> **Problem to work on**:
Copy out the data below from the line containing "Clone this chart in D3.js." to the line containing "60.6, 60.8, 61.0];", both lines included, with all images left out.

> **Data section**:
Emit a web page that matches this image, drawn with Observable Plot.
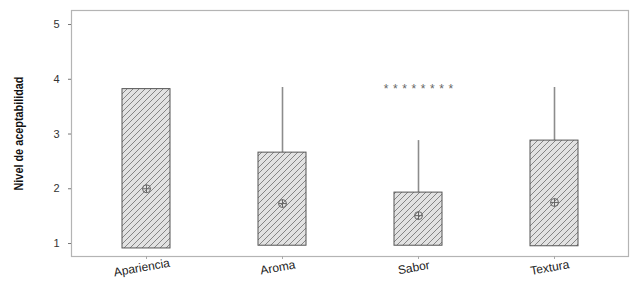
<!DOCTYPE html>
<html>
<head>
<meta charset="utf-8">
<script src="https://cdn.jsdelivr.net/npm/d3@7"></script>
<script src="https://cdn.jsdelivr.net/npm/@observablehq/plot@0.6"></script>
<style>
  html, body { margin: 0; padding: 0; background: #fff; }
  #chart { width: 639px; height: 289px; }
</style>
</head>
<body>
<div id="chart"></div>
<script>
const categories = ["Apariencia", "Aroma", "Sabor", "Textura"];
const boxLow = [0.91, 0.96, 0.96, 0.95];
const boxHigh = [3.82, 2.66, 1.93, 2.88];
const whiskerHigh = [3.82, 3.85, 2.88, 3.85];
const means = [2.0, 1.73, 1.51, 1.75];
const outlierCategory = ["Sabor"];
const outlierValue = [3.87];
const outlierCount = [8];
const yTicks = [1, 2, 3, 4, 5];
const yTitle = "Nivel de aceptabilidad";

const rows = categories.map((c, i) => ({
  cat: c, low: boxLow[i], high: boxHigh[i], whisker: whiskerHigh[i], mean: means[i]
}));
const outliers = outlierCategory.map((c, i) => ({
  cat: c, value: outlierValue[i], text: "*".repeat(outlierCount[i])
}));

const crossCircle = {
  draw(ctx, size) {
    const r = Math.sqrt(size / Math.PI);
    ctx.moveTo(r, 0);
    ctx.arc(0, 0, r, 0, 2 * Math.PI);
    ctx.moveTo(-r, 0); ctx.lineTo(r, 0);
    ctx.moveTo(0, -r); ctx.lineTo(0, r);
  }
};

const chart = Plot.plot({
  width: 639,
  height: 289,
  marginLeft: 71,
  marginRight: 11,
  marginTop: 10,
  marginBottom: 33,
  style: { fontFamily: "'Liberation Sans', Arial, sans-serif", fontSize: "11px", color: "#333", background: "#fff" },
  x: { domain: categories, type: "band", paddingInner: 0.65, paddingOuter: 0.36 },
  y: { domain: [0.763, 5.256] },
  marks: [
    Plot.ruleX(rows, { x: "cat", y1: "high", y2: "whisker", stroke: "#8c8c8c", strokeWidth: 1.6 }),
    Plot.barY(rows, { x: "cat", y1: "low", y2: "high", fill: "url(#hatch)", stroke: "#555", strokeWidth: 1 }),
    Plot.dot(rows, { x: "cat", y: "mean", r: 4, symbol: crossCircle, fill: "none", stroke: "#666", strokeWidth: 1 }),
    Plot.text(outliers, { x: "cat", y: "value", text: "text", fontSize: 12, fill: "#666", dy: 3 }),
    Plot.frame({ stroke: "#b4b4b4", strokeWidth: 1.2 }),
    Plot.axisY({ ticks: yTicks, tickFormat: d3.format("d"), tickSize: 3, tickPadding: 9, label: null, stroke: "#777", fontSize: 11 }),
    Plot.axisX({ tickSize: 3, tickFormat: () => "", label: null, stroke: "#aaa" }),
    Plot.text(categories, { x: d => d, frameAnchor: "bottom", dy: 15, dx: -4, rotate: -10, fontSize: 12, fill: "#222", textAnchor: "middle" }),
    Plot.text([yTitle], { text: d => d, frameAnchor: "left", dx: -53, rotate: -90, textAnchor: "middle", fontWeight: "bold", fontSize: 13, fill: "#111" })
  ]
});

const ns = "http://www.w3.org/2000/svg";
const defs = document.createElementNS(ns, "defs");
const pat = document.createElementNS(ns, "pattern");
pat.setAttribute("id", "hatch");
pat.setAttribute("patternUnits", "userSpaceOnUse");
pat.setAttribute("width", "6");
pat.setAttribute("height", "6");
const bg = document.createElementNS(ns, "rect");
bg.setAttribute("width", "6"); bg.setAttribute("height", "6"); bg.setAttribute("fill", "#e2e2e2");
const ln = document.createElementNS(ns, "path");
ln.setAttribute("d", "M0,6L6,0M-1,1L1,-1M5,7L7,5");
ln.setAttribute("stroke", "#7a7a7a"); ln.setAttribute("stroke-width", "0.9");
pat.appendChild(bg); pat.appendChild(ln); defs.appendChild(pat);
chart.insertBefore(defs, chart.firstChild);

const outlierTexts = new Set(outliers.map(d => d.text));
chart.querySelectorAll("text").forEach(t => {
  if (outlierTexts.has(t.textContent)) {
    t.setAttribute("letter-spacing", "4.6");
    t.style.letterSpacing = "4.6px";
    t.setAttribute("dx", "2.3");
  } else if (t.textContent === yTitle) {
    t.setAttribute("textLength", "114");
    t.setAttribute("lengthAdjust", "spacingAndGlyphs");
  }
});

document.getElementById("chart").appendChild(chart);
</script>
</body>
</html>
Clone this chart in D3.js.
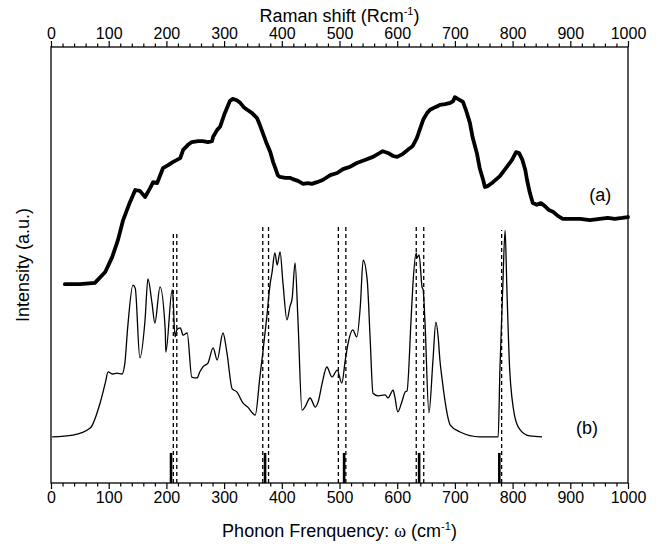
<!DOCTYPE html>
<html>
<head>
<meta charset="utf-8">
<script src="https://cdn.jsdelivr.net/npm/d3@7"></script>
<style>
  html, body { margin: 0; padding: 0; background: #fff; }
  svg { display: block; font-family: "Liberation Sans", Arial, sans-serif; }
</style>
</head>
<body>
<svg id="chart" width="660" height="550"></svg>
<script>
// (a) measured Raman spectrum
const ramanShift = [24, 50, 76, 81, 94, 106, 116, 125, 135, 146, 154, 163, 172, 177, 184, 194, 203, 211, 224, 229, 237, 244, 255, 263, 272, 279, 281, 288, 293, 300, 305, 310, 315, 322, 328, 334, 340, 348, 357, 362, 367, 374, 380, 385, 388, 393, 397, 406, 414, 419, 428, 437, 445, 452, 461, 471, 484, 496, 506, 518, 530, 544, 558, 570, 575, 584, 593, 600, 610, 622, 627, 634, 640, 645, 652, 657, 666, 674, 683, 692, 697, 700, 705, 714, 719, 726, 731, 738, 743, 749, 752, 757, 766, 778, 790, 799, 806, 811, 817, 822, 825, 830, 835, 842, 849, 856, 863, 870, 879, 887, 899, 917, 934, 951, 965, 977, 990, 1000];
const ramanIntensity = [45.6, 45.6, 45.9, 46.6, 48.4, 51.8, 55.7, 60.3, 63.8, 67.2, 67.0, 65.6, 67.7, 69.0, 68.8, 72.2, 72.9, 73.6, 74.5, 76.4, 77.5, 78.2, 78.4, 78.4, 78.2, 78.4, 79.4, 81.0, 81.7, 84.4, 86.0, 87.6, 88.1, 87.8, 87.2, 86.2, 85.6, 84.9, 83.7, 82.1, 80.3, 77.8, 75.9, 73.6, 72.5, 70.6, 70.2, 70.0, 70.0, 69.7, 69.3, 68.6, 68.8, 68.6, 69.0, 69.5, 70.6, 71.1, 72.0, 72.5, 73.4, 74.1, 74.8, 75.7, 76.1, 75.7, 75.0, 74.8, 75.5, 76.8, 77.3, 79.1, 81.4, 83.3, 84.9, 85.6, 86.2, 86.7, 86.9, 87.2, 87.6, 88.5, 88.1, 87.4, 85.6, 82.6, 79.1, 75.7, 72.2, 69.5, 67.9, 68.1, 69.0, 70.4, 72.5, 74.1, 75.9, 75.7, 74.1, 71.8, 69.5, 66.5, 64.2, 63.8, 64.2, 63.5, 62.6, 62.2, 61.2, 60.6, 60.6, 60.6, 60.3, 60.6, 60.8, 60.6, 60.8, 61.0];

// (b) calculated phonon density of states
const phononFreq = [2, 38, 68, 85, 94, 99, 107, 114, 123, 128, 133, 142, 146, 154, 163, 168, 175, 180, 189, 198, 199, 210, 211, 215, 218, 224, 229, 236, 244, 253, 258, 263, 272, 281, 288, 298, 305, 314, 322, 333, 341, 354, 362, 367, 374, 380, 383, 388, 392, 397, 402, 409, 414, 418, 423, 428, 435, 440, 449, 458, 463, 470, 478, 487, 496, 504, 510, 515, 523, 530, 536, 541, 548, 553, 558, 567, 579, 584, 593, 596, 601, 608, 614, 617, 624, 627, 633, 634, 638, 643, 645, 648, 655, 662, 667, 671, 674, 678, 692, 709, 743, 775, 778, 783, 787, 790, 795, 804, 813, 830, 851];
const phononDos = [10.6, 11.0, 12.6, 18.3, 22.9, 25.5, 25.0, 25.2, 25.0, 27.5, 35.8, 45.4, 44.7, 28.7, 37.4, 46.8, 41.3, 36.7, 45.0, 35.1, 30.0, 44.3, 43.6, 33.5, 35.1, 35.6, 33.9, 34.4, 24.3, 24.1, 25.5, 26.6, 27.5, 31.0, 28.2, 34.4, 29.8, 21.6, 20.9, 18.3, 17.4, 15.6, 24.3, 29.8, 38.1, 45.9, 48.2, 52.8, 50.0, 53.0, 45.9, 37.4, 40.4, 42.4, 50.5, 37.4, 16.7, 17.4, 19.5, 17.4, 18.6, 22.9, 26.6, 24.3, 25.9, 22.9, 28.2, 32.1, 35.1, 33.5, 40.4, 51.1, 46.6, 33.5, 20.6, 20.0, 20.2, 19.5, 21.3, 19.7, 16.3, 18.6, 20.9, 21.1, 37.4, 45.0, 52.8, 51.6, 52.3, 45.0, 44.3, 37.4, 16.1, 28.2, 36.9, 33.5, 28.2, 23.6, 13.3, 11.7, 10.6, 10.6, 25.9, 45.0, 58.0, 45.0, 25.9, 15.1, 12.2, 10.8, 10.6];

// Raman-active mode positions (dashed guides) and their heights
const modeLines = [212, 218, 367, 377, 498, 511, 633, 646, 781];
const modeLineTop = [57.6, 57.6, 59.2, 59.2, 59.2, 59.2, 59.2, 59.2, 58.0];

// calculated mode frequencies (solid bars)
const modeBars = [208, 371, 508, 638, 777];
const modeBarHeight = [6.9, 6.9, 6.9, 6.9, 6.9];

const majorTicks = [0, 100, 200, 300, 400, 500, 600, 700, 800, 900, 1000];
const minorTicks = d3.range(0, 1001, 20);

const margin = { left: 51, right: 32, top: 47, bottom: 67 };
const W = 660, H = 550;
const svg = d3.select("#chart");

const x = d3.scaleLinear().domain([0, 1000]).range([margin.left, W - margin.right]);
const y = d3.scaleLinear().domain([0, 100]).range([H - margin.bottom, margin.top]);

const x0 = x(0), x1 = x(1000), yb = y(0), yt = y(100);

// frame
svg.append("rect")
  .attr("x", x0).attr("y", yt)
  .attr("width", x1 - x0).attr("height", yb - yt)
  .attr("fill", "none").attr("stroke", "#000").attr("stroke-width", 1.3);

// bottom axis
const bottomAxis = d3.axisBottom(x).tickValues(majorTicks).tickSize(6).tickPadding(3).tickFormat(d3.format("d"));
const gB = svg.append("g").attr("transform", `translate(0,${yb})`).call(bottomAxis);
const gBm = svg.append("g").attr("transform", `translate(0,${yb})`)
  .call(d3.axisBottom(x).tickValues(minorTicks.filter(v => v % 100)).tickSize(3.5).tickFormat(""));

// top axis
const topAxis = d3.axisTop(x).tickValues(majorTicks).tickSize(6).tickPadding(2).tickFormat(d3.format("d"));
const gT = svg.append("g").attr("transform", `translate(0,${yt})`).call(topAxis);
const gTm = svg.append("g").attr("transform", `translate(0,${yt})`)
  .call(d3.axisTop(x).tickValues(minorTicks.filter(v => v % 100)).tickSize(3.5).tickFormat(""));

[gB, gBm, gT, gTm].forEach(g => {
  g.select(".domain").remove();
  g.selectAll("line").attr("stroke", "#000").attr("stroke-width", 1.2);
  g.selectAll("text").attr("font-size", 16).attr("fill", "#000")
    .attr("font-family", "'Liberation Sans', Arial, sans-serif");
});

// dashed guides for Raman-active modes
svg.append("g").selectAll("line").data(modeLines).join("line")
  .attr("x1", d => x(d)).attr("x2", d => x(d))
  .attr("y1", yb).attr("y2", (d, i) => y(modeLineTop[i]))
  .attr("stroke", "#000").attr("stroke-width", 1.3)
  .attr("stroke-dasharray", "4,3");

// solid bars for calculated modes
svg.append("g").selectAll("line").data(modeBars).join("line")
  .attr("x1", d => x(d)).attr("x2", d => x(d))
  .attr("y1", yb).attr("y2", (d, i) => y(modeBarHeight[i]))
  .attr("stroke", "#000").attr("stroke-width", 2.6);

// curve (b)
const lineB = d3.line().x((d, i) => x(phononFreq[i])).y(d => y(d)).curve(d3.curveMonotoneX);
svg.append("path").datum(phononDos)
  .attr("d", lineB).attr("fill", "none")
  .attr("stroke", "#000").attr("stroke-width", 1.3).attr("stroke-linejoin", "round");

// curve (a)
const lineA = d3.line().x((d, i) => x(ramanShift[i])).y(d => y(d));
svg.append("path").datum(ramanIntensity)
  .attr("d", lineA).attr("fill", "none")
  .attr("stroke", "#000").attr("stroke-width", 3.8)
  .attr("stroke-linejoin", "round").attr("stroke-linecap", "round");

// curve labels
svg.append("text").attr("x", x(952)).attr("y", y(66) + 6)
  .attr("text-anchor", "middle").attr("font-size", 18).text("(a)");
svg.append("text").attr("x", x(929)).attr("y", y(12.6) + 6)
  .attr("text-anchor", "middle").attr("font-size", 18).text("(b)");

// axis titles
const xt = svg.append("text").attr("x", (x0 + x1) / 2).attr("y", 537)
  .attr("text-anchor", "middle").attr("font-size", 18);
xt.append("tspan").text("Phonon Frenquency: ");
xt.append("tspan").attr("font-family", "'Liberation Serif', 'DejaVu Serif', serif").text("ω");
xt.append("tspan").text(" (cm");
xt.append("tspan").attr("font-size", 11).attr("dy", -7).text("-1");
xt.append("tspan").attr("dy", 7).text(")");

const tt = svg.append("text").attr("x", (x0 + x1) / 2).attr("y", 22)
  .attr("text-anchor", "middle").attr("font-size", 18);
tt.append("tspan").text("Raman shift (Rcm");
tt.append("tspan").attr("font-size", 11).attr("dy", -7).text("-1");
tt.append("tspan").attr("dy", 7).text(")");

svg.append("text")
  .attr("transform", `translate(29,${(yt + yb) / 2}) rotate(-90)`)
  .attr("text-anchor", "middle").attr("font-size", 18).text("Intensity (a.u.)");
</script>
</body>
</html>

> **Output of the exercise**:
Clone this chart in D3.js.
<!DOCTYPE html>
<html>
<head>
<meta charset="utf-8">
<script src="https://cdn.jsdelivr.net/npm/d3@7"></script>
<style>
  html, body { margin: 0; padding: 0; background: #fff; }
  svg { display: block; font-family: "Liberation Sans", Arial, sans-serif; }
</style>
</head>
<body>
<svg id="chart" width="660" height="550"></svg>
<script>
// (a) measured Raman spectrum
const ramanShift = [24, 50, 76, 81, 94, 106, 116, 125, 135, 146, 154, 163, 172, 177, 184, 194, 203, 211, 224, 229, 237, 244, 255, 263, 272, 279, 281, 288, 293, 300, 305, 310, 315, 322, 328, 334, 340, 348, 357, 362, 367, 374, 380, 385, 388, 393, 397, 406, 414, 419, 428, 437, 445, 452, 461, 471, 484, 496, 506, 518, 530, 544, 558, 570, 575, 584, 593, 600, 610, 622, 627, 634, 640, 645, 652, 657, 666, 674, 683, 692, 697, 700, 705, 714, 719, 726, 731, 738, 743, 749, 752, 757, 766, 778, 790, 799, 806, 811, 817, 822, 825, 830, 835, 842, 849, 856, 863, 870, 879, 887, 899, 917, 934, 951, 965, 977, 990, 1000];
const ramanIntensity = [45.6, 45.6, 45.9, 46.6, 48.4, 51.8, 55.7, 60.3, 63.8, 67.2, 67.0, 65.6, 67.7, 69.0, 68.8, 72.2, 72.9, 73.6, 74.5, 76.4, 77.5, 78.2, 78.4, 78.4, 78.2, 78.4, 79.4, 81.0, 81.7, 84.4, 86.0, 87.6, 88.1, 87.8, 87.2, 86.2, 85.6, 84.9, 83.7, 82.1, 80.3, 77.8, 75.9, 73.6, 72.5, 70.6, 70.2, 70.0, 70.0, 69.7, 69.3, 68.6, 68.8, 68.6, 69.0, 69.5, 70.6, 71.1, 72.0, 72.5, 73.4, 74.1, 74.8, 75.7, 76.1, 75.7, 75.0, 74.8, 75.5, 76.8, 77.3, 79.1, 81.4, 83.3, 84.9, 85.6, 86.2, 86.7, 86.9, 87.2, 87.6, 88.5, 88.1, 87.4, 85.6, 82.6, 79.1, 75.7, 72.2, 69.5, 67.9, 68.1, 69.0, 70.4, 72.5, 74.1, 75.9, 75.7, 74.1, 71.8, 69.5, 66.5, 64.2, 63.8, 64.2, 63.5, 62.6, 62.2, 61.2, 60.6, 60.6, 60.6, 60.3, 60.6, 60.8, 60.6, 60.8, 61.0];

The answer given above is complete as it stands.